Aren't disincentive costs really an accounting of the production that could have taken place had there been no negative incentives to hire additional labor or invest additional money?

Actually that more describes "oppertunity costs" more than disincentive costs.

Disincentive cost include the costs of alternatives chosen for their tax sheltering and avoidence as opposed to productivity improvements possible were resources applied to their most productive use without tax concerns, it is the choice of doing a thing to create a deduction to shelter income or minimize taxes rather than produce product.

 

A fair run down of what comprises Overhead costs as opposed to opportunity cost can be found here.

 

http://www.taxfoundation.org/compliance2002.html

Overhead Compliance Costs

The complexity generated by the growth and constant change of the tax code creates two general types of economic cost: overhead and opportunity cost. Overhead can be divided into three principal activities: the economically sterile exercises of tax planning, compliance, and litigation, all of which act like tax surcharges on taxpayers.

The first type of overhead is tax planning, which in this context refers to all the economic decisions that individuals and firms make to maximize their benefits in the tax code.

The second type of overhead, tax compliance, refers here to the basic actions required to file the federal income tax, including record keeping, education, form preparation and packaging/sending.

The third type of overhead is tax audits and litigation, referring to the cost of the IRS and the Tax Court, as well as all the legal costs that taxpayers incur while dealing with these two government institutions.

Of these three costs, the second, tax compliance, is the only one estimated in this report. It is for this reason that the data presented here should be viewed as extremely cautious estimates of the federal income tax compliance burden on taxpayers.

*** snip ***

 

The Burden of Compliance Costs

As shown in , and , the Tax Foundation estimates that in 2002 individuals, businesses and non-profits spent over 5.7 billion hours complying with the federal income tax. Using an hourly cost of $29.98 for individuals and $37.26 for businesses and non-profits, the estimated cost of compliance in 2002 is $194 billion (See Methodology section for details about how the hours and wages were determined)—Individuals bear a cost of $86.1 billion, businesses bear a cost of $102.5 billion and non-profits bear a cost of $5.4 billion. Therefore, the overall compliance cost surcharge alone amounts to nearly 20.4 cents for every $1 collected by the federal income tax.

 

Given all this, the consensus seem to suggest a cost burden of far less than 65%, though the total economic burden (counting growth effects) are certainly higher ... but then growth stimuli are not costs in the cost accounting sense.

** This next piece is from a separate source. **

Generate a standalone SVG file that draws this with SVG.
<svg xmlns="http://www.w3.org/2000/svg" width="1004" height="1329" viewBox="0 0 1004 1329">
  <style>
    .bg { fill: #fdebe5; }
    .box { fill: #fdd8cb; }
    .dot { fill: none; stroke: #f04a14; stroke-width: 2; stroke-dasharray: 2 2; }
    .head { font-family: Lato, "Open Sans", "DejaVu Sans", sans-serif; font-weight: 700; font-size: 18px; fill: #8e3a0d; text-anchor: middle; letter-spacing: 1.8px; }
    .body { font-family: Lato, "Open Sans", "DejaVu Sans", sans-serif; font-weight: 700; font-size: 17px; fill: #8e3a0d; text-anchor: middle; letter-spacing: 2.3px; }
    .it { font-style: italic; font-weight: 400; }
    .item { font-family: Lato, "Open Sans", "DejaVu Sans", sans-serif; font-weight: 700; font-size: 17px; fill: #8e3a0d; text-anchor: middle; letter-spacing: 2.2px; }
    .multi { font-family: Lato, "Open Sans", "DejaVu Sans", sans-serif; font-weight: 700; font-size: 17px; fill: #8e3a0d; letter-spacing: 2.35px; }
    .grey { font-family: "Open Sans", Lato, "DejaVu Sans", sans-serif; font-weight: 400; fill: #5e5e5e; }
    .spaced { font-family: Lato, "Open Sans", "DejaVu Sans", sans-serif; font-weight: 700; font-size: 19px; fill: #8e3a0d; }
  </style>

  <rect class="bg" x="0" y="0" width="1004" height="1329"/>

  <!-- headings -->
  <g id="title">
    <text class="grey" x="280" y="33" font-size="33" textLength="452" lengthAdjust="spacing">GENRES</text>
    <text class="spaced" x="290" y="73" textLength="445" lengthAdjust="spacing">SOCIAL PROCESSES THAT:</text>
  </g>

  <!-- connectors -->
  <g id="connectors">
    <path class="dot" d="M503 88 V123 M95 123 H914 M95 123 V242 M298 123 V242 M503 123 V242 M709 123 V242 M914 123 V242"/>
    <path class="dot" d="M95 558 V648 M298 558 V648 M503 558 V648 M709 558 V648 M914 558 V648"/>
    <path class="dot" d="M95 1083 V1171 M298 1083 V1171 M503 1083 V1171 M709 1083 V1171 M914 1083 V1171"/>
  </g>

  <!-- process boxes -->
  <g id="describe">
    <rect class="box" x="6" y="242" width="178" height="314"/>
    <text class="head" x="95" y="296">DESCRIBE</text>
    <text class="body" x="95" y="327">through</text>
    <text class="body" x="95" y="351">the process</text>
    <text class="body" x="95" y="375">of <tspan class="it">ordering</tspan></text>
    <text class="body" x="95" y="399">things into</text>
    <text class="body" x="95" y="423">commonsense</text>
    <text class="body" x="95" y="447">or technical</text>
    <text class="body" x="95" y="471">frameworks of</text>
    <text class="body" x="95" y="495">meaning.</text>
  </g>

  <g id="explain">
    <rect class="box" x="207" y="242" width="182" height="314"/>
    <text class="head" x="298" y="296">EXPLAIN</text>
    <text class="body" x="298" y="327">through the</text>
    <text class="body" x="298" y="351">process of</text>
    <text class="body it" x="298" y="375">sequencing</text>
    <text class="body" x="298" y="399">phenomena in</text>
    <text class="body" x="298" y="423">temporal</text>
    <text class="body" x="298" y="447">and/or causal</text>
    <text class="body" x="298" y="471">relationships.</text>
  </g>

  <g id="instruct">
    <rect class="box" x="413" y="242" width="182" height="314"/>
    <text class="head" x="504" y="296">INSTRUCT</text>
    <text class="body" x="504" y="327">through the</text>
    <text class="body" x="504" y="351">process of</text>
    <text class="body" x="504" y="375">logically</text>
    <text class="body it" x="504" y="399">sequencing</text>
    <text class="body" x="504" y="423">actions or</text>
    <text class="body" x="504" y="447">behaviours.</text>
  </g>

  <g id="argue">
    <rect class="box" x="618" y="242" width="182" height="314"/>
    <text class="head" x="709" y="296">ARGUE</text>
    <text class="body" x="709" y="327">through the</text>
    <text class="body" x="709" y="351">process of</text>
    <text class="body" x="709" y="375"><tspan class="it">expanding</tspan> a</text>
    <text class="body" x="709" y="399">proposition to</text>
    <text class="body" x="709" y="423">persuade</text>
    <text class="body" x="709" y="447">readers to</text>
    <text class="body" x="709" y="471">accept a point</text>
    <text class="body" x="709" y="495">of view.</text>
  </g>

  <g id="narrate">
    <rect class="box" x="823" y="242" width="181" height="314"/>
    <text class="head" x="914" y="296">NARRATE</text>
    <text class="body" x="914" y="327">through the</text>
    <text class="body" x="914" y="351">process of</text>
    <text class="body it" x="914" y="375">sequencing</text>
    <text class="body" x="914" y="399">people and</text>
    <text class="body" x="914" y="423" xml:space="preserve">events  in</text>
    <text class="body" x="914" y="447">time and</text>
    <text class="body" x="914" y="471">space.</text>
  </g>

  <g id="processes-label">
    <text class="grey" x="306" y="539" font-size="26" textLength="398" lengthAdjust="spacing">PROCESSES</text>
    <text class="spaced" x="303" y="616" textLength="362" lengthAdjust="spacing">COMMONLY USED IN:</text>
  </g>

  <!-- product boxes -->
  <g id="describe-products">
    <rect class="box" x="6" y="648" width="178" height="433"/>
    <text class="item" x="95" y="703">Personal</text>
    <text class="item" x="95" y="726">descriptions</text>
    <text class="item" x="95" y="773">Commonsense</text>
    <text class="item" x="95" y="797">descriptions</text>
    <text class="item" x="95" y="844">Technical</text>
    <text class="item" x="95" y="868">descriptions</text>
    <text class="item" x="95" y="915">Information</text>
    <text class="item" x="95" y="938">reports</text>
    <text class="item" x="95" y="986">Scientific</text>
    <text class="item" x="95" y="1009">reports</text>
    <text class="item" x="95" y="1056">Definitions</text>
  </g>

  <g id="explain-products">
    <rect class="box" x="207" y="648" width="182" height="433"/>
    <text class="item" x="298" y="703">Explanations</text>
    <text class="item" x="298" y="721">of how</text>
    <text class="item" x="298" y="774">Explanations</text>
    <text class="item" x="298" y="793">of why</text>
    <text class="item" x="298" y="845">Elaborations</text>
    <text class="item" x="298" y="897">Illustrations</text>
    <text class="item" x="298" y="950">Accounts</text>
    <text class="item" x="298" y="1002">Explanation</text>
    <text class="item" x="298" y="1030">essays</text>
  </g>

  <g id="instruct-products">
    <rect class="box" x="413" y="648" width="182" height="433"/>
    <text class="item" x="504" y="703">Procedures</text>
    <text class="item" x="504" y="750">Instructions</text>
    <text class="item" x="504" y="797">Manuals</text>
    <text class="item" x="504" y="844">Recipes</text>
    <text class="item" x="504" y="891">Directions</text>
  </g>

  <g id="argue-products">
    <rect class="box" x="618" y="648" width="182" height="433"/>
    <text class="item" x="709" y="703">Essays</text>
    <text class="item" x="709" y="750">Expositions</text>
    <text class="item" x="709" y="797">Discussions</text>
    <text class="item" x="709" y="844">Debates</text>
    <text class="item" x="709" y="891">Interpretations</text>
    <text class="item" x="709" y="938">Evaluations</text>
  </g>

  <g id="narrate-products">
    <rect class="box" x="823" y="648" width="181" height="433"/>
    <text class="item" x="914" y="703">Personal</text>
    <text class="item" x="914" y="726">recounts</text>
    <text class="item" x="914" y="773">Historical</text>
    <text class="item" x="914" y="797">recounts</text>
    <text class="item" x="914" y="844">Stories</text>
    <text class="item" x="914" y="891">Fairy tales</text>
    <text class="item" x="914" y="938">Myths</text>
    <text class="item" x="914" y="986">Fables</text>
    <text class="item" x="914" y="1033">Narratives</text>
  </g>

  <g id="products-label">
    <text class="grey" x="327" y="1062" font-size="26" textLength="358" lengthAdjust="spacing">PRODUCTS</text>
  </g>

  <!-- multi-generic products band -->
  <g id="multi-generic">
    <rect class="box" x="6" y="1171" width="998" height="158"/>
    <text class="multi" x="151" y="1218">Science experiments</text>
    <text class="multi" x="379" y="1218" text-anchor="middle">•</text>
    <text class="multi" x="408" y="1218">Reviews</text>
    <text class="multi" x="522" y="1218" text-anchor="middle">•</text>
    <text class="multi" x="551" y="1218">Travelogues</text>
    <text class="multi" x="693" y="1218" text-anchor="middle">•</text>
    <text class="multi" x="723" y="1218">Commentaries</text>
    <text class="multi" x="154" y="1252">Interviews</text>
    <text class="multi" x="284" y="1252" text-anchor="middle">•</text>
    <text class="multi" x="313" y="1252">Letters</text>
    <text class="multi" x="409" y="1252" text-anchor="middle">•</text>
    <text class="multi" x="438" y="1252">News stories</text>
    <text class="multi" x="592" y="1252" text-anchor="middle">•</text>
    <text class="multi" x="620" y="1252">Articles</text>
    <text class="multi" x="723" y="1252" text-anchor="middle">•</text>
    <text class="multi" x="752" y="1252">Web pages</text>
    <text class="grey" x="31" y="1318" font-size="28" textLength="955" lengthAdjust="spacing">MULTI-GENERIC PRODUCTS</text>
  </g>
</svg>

As far as your cites broader and more uptoday estimates exist beyond those you cite, for each study is highly dependant upon how much is included in the authors scope of his study and what is included into his determinations.

Payne is actually a more central figure among many.

 

http://www.heritage.org/Research/Taxes/hl565.cfm

An American Economic Review study found that every dollar of taxes could impose as much as $4 of lost output on the economy, with the probable harm ranging between $1.32 and $1.47
Edgar K. Browning, "On the Marginal Welfare Cost of Taxation," American Economic Review, Vol. 77, No. 1 (March 1987), pp. 11-23.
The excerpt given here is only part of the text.